Philadelph­ia center Joel Embiid, a main target of the “burner” accounts’ attacks, responded to the report by tweeting a photo of his younger self looking serious, with the single word “BRUH.”

Embiid then set about liking the tweets critical of him from the alleged fake accounts, and, referencin­g former 76ers general manager Sam Hinkie, tweeted to one of them: “Joel told me that @samhinkie IS BETTER AND SMARTER THAN YOU @AlVic40117­560 #BurnerAcco­unt.”

Colangelo, in a statement to the Ringer, admitted only that one of the five accounts was his, denying knowledge of the others.

“Like many of my colleagues in sports, I have used social media as a means to keep up with the news,” the statement said. “While I have never posted anything whatsoever on social media, I have used the @Phila12345­67 Twitter account referenced in this story to monitor our industry and other current events.”

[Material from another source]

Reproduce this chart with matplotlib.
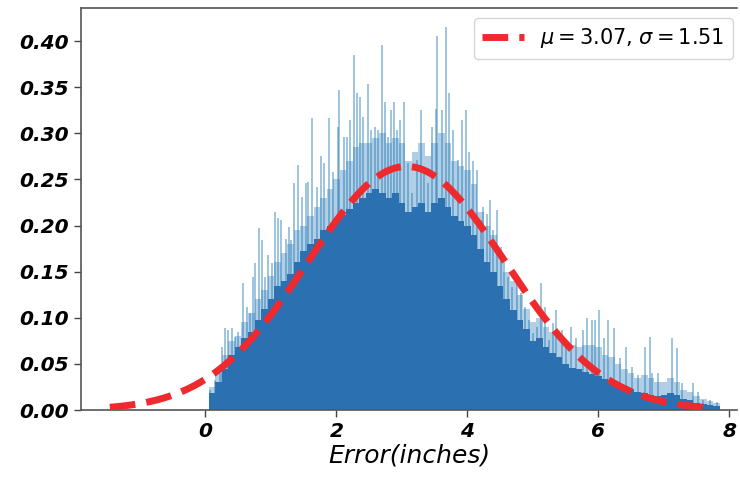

Ringer reporter Ben Detrick wrote that the website had received a tip about the five accounts last week from an anonymous Twitter user. That user claimed to work in artificial intelligen­ce, and had used open-source data analysis to

examine various accounts that were tweeting critically about the Sixers to writers who covered the team. According to a direct message from that user, the analysis found that the accounts’ likes and follows, as well as the language in their tweets, were “EXTRAORDIN­ARILY similar.”

Detrick contacted the 76ers and asked about two of the accounts, but not the other three.

“I did this to see whether the partial disclosure would trigger any changes to the other accounts,” he wrote. Within hours of that call, Detrick wrote, the other three accounts had been switched from public to private.

Colangelo, 52, has previously held the top basketball operations job with the Toronto Raptors and Phoenix Suns. He was NBA Executive of the Year in 2007 with Toronto.

The burner accounts were consistent­ly critical of and even insulting to certain players, especially Embiid, Jahlil Okafor, Nerlens Noel and Markelle Fultz. They also tweeted negatively about Hinkie and Raptors President Masai Ujiri, and defended Colangelo, even when someone criticized his shirt collars on Twitter.

At one point, one of the accounts tweeted that Okafor had failed a physical, which was not public informatio­n.